Herus Tork sait ce qu'il veut faire de l'École, et que rien ni personne n'aura le pouvoir de l'arrêter une fois qu'il sera à sa tête. Et que Merot soit le directeur actuel est une condition transitoire, cependant que ses deux premiers Adjoints ne lui succèderont pas pour longtemps. Son ambition rencontre celle du jeune prince, Orhgon, qui piaffe en attendant de succéder à son père.
Pendant ce temps, la vie des jeunes élèves de la Haute-École, où ils sont censés apprendre à utiliser les dons de magie qu'ils possèdent afin d'en faire profiter le Royaume entier, devient encore plus misérable. Sauf pour Raoul des Crapauds : certes, il n'a jamais voulu être là, d'autant que son don rare, celui de communiquer avec les animaux, est considéré avec mépris à la fois par ses condisciples plus doués et par ses professeurs, mais depuis qu'il est affecté aux cuisines, il se sent heureux et à l'abri. Toutefois, le jour où il découvre qu'il existe un magicien dissimulé au palais, et que de surcroît il s'agit d'Arik Renshaw, dont tous pensent qu'il est l'amant d'Orhgon, il n'hésite pas à le dénoncer à Tork, dans l'espoir d'une récompense.

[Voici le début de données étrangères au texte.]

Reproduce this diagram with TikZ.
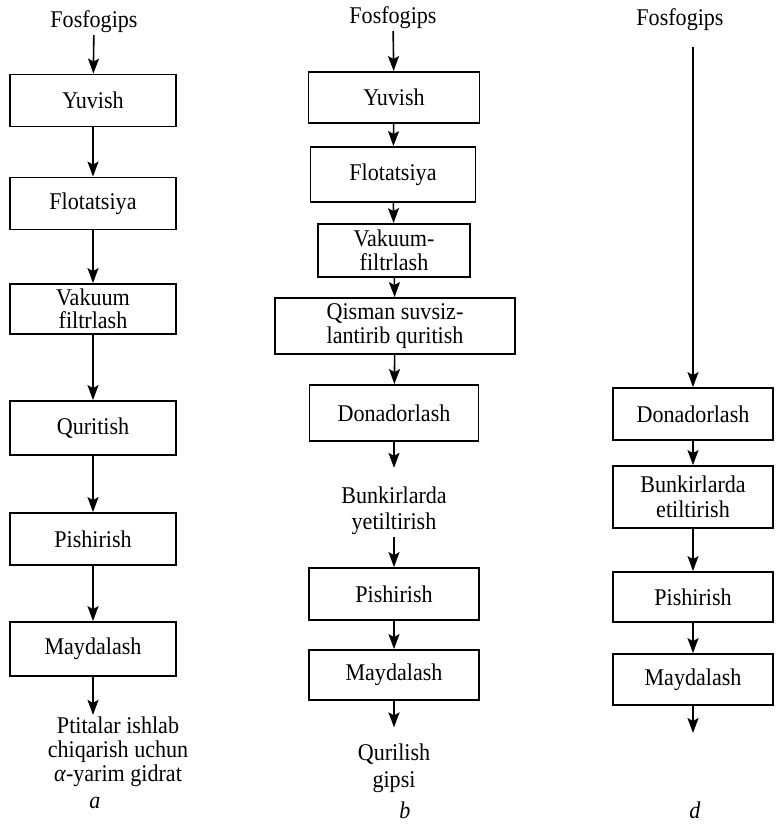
\documentclass[tikz,border=0pt]{standalone}
\usepackage{fontspec}
\setmainfont[FakeStretch=0.92]{Liberation Serif}
\usetikzlibrary{arrows.meta}
\begin{document}
\begin{tikzpicture}[
       x=1pt, y=-1pt,
       font=\fontsize{24}{23.5}\selectfont,
       blok/.style={
         draw,
         line width=1.8pt,
         minimum width=166pt,
         minimum height=52pt,
         inner sep=0pt,
         align=center
       },
       matn/.style={
         inner sep=2pt,
         align=center,
         font=\fontsize{24}{24}\selectfont
       },
       strelka/.style={
         line width=1.6pt,
         -{Stealth[length=15pt,width=11pt,inset=3pt]}
       }
     ]

       \useasboundingbox (0,0) rectangle (777,826);

       % a
       \node (a1) at (94,22) [matn]{Fosfogips};
       \node (a2) at (93,100.5) [blok]{Yuvish};
       \node (a3) at (93,203.5) [blok]{Flotatsiya};
       \node (a4) at (93,309) [blok,minimum height=50pt]{Vakuum\\filtrlash};
       \node (a5) at (93,428) [blok,minimum height=54pt]{Quritish};
       \node (a6) at (93,539) [blok]{Pishirish};
       \node (a7) at (93,649) [blok,minimum height=54pt]{Maydalash};
       \node (a8) at (118,752) [matn]{Ptitalar ishlab\\chiqarish uchun\\\textit{α}-yarim gidrat};
       \node (la) at (95,803) {\textit{a}};

       \draw[strelka] (a1) -- (a2);
       \draw[strelka] (a2) -- (a3);
       \draw[strelka] (a3) -- (a4);
       \draw[strelka] (a4) -- (a5);
       \draw[strelka] (a5) -- (a6);
       \draw[strelka] (a6) -- (a7);
       \draw[strelka] (a7.south) -- (a7.south |- a8.north);

       % b
       \node (b1) at (393,18) [matn]{Fosfogips};
       \node (b2) at (394,97.5) [blok,minimum width=171pt,minimum height=51pt]{Yuvish};
       \node (b3) at (393,174.5) [blok,minimum width=165pt,minimum height=55pt]{Flotatsiya};
       \node (b4) at (394,250.5) [blok,minimum width=152pt,minimum height=53pt]{Vakuum-\\filtrlash};
       \node (b5) at (395,326) [blok,minimum width=240pt,minimum height=56pt]{Qisman suvsiz-\\lantirib quritish};
       \node (b6) at (394,413) [blok,minimum width=169pt,minimum height=56pt]{Donadorlash};
       \node (b7) at (394,511) [matn,font=\fontsize{24}{26}\selectfont]{Bunkirlarda\\yetiltirish};
       \node (b8) at (394,594) [blok,minimum width=170pt]{Pishirish};
       \node (b9) at (394,675) [blok,minimum width=170pt,minimum height=50pt]{Maydalash};
       \node (b10) at (394,768) [matn,font=\fontsize{24}{27}\selectfont]{Qurilish\\gipsi};
       \node (lb) at (405,810) {\textit{b}};

       \draw[strelka] (b1) -- (b2);
       \draw[strelka] (b2) -- (b3);
       \draw[strelka] (b3) -- (b4);
       \draw[strelka] (b4) -- (b5);
       \draw[strelka] (b5) -- (b6);
       \draw[strelka,shorten >=17pt] (b6) -- (b7);
       \draw[strelka] (b7) -- (b8);
       \draw[strelka] (b8) -- (b9);
       \draw[strelka,shorten >=14pt] (b9) -- (b10);

       % d
       \node (d1) at (680,20) [matn]{Fosfogips};
       \node (d2) at (693,414) [blok,minimum width=160pt]{Donadorlash};
       \node (d3) at (693,497) [blok,minimum width=160pt,minimum height=62pt,font=\fontsize{24}{25}\selectfont]{Bunkirlarda\\etiltirish};
       \node (d4) at (693,597) [blok,minimum width=160pt,minimum height=50pt]{Pishirish};
       \node (d5) at (693,679.5) [blok,minimum width=160pt,minimum height=51pt]{Maydalash};
       \coordinate (d6) at (693,733);
       \node (ld) at (695,810) {\textit{d}};

       \draw[strelka,shorten <=14pt] (d2.north |- d1.south) -- (d2.north);
       \draw[strelka] (d2) -- (d3);
       \draw[strelka] (d3) -- (d4);
       \draw[strelka] (d4) -- (d5);
       \draw[strelka] (d5) -- (d6);

\end{tikzpicture}
\end{document}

Mais Arik Renshaw n'est pas totalement isolé : d'abord, il n'est pas le seul magicien à hanter discrètement la cour, et moins encore la ville et le pays, mais surtout il y a un bon nombre de gens mécontents de la façon dont le royaume est gouverné. Certes, pour la plupart, la sujétion totale des magiciens est une donnée de base, mais cela pourrait bien changer.

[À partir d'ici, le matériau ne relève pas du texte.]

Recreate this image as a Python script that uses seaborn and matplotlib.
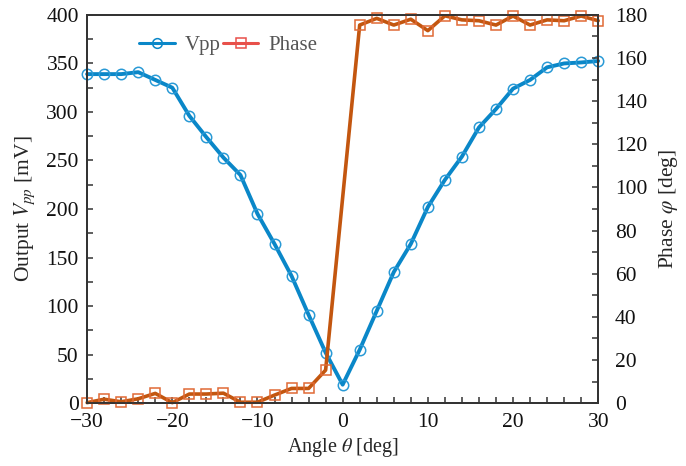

Que ceux qui s'imaginent trouver ici une version sombre de Roke ou de Poudlard (une sorte de Durmstrang, peut-être ?) oublient cette idée tout de suite ! Certes, la Haute-École de magiciens est au cœur du roman, mais le lecteur ne saura rien de ce qui s'y passe au quotidien. D'un côté, c'est frustrant. D'un autre, et compte tenu du seul aperçu qu'on en a, c'est peut-être aussi bien. Les professeurs ne sont pas plus détaillés que les matières qu'ils sont supposés enseigner. En effet, et c'est là la différence majeure avec les univers créés par Ursula K. Le Guin ou J.K. Rowling, dans celui de Sylvie Denis les magiciens ne sont que des objets. Des outils, que l'on achète et que l'on jette une fois qu'ils sont épuisés ou devenus fous. La fonction de la Haute-École, c'est de prendre des enfants avec des dons particuliers, certes, mais qui sont quand même des enfants, pour cultiver les dons en question et leur apprendre à les mettre au service de leur futur patron. Ainsi, un enfant qui par exemple aura une affinité avec l'élément Feu devra épuiser ses nuits à donner de la lumière dans un lieu donné : c'est un Éclairant. Les plus doués deviendront des Chasseurs, c'est-à-dire qu'ils seront chargés de repérer d'autres enfants comme ceux qu'ils ont été.
La plus grande partie du roman tourne autour de ces deux personnages majeurs que sont Herus Tork et Arik Renshaw, plus quelques figures secondaires, tels Sargh ou Elisabeth de Siff. On pourrait dire que c'est manichéen, tout se jouant entre le personnage christique d'Arik et cette sorte de psychopathe qu'est Tork, avec Elisabeth de Siff jouant les utilités. L'idée des dieux partis, mais ayant laissé derrière eux un Gardien et des sortes d'émanations d'eux-mêmes, est toutefois intéressante, et c'est ce qui fait à mon avis l'originalité de ce premier roman d'une auteure peu prolifique, mais au style pur et aux intrigues délicatement hors des sentiers rebattus.
Si vous aviez manqué l'occasion de lire ce roman à sa sortie, c'est une bonne idée de profiter de cette réédition pour lui donner sa chance.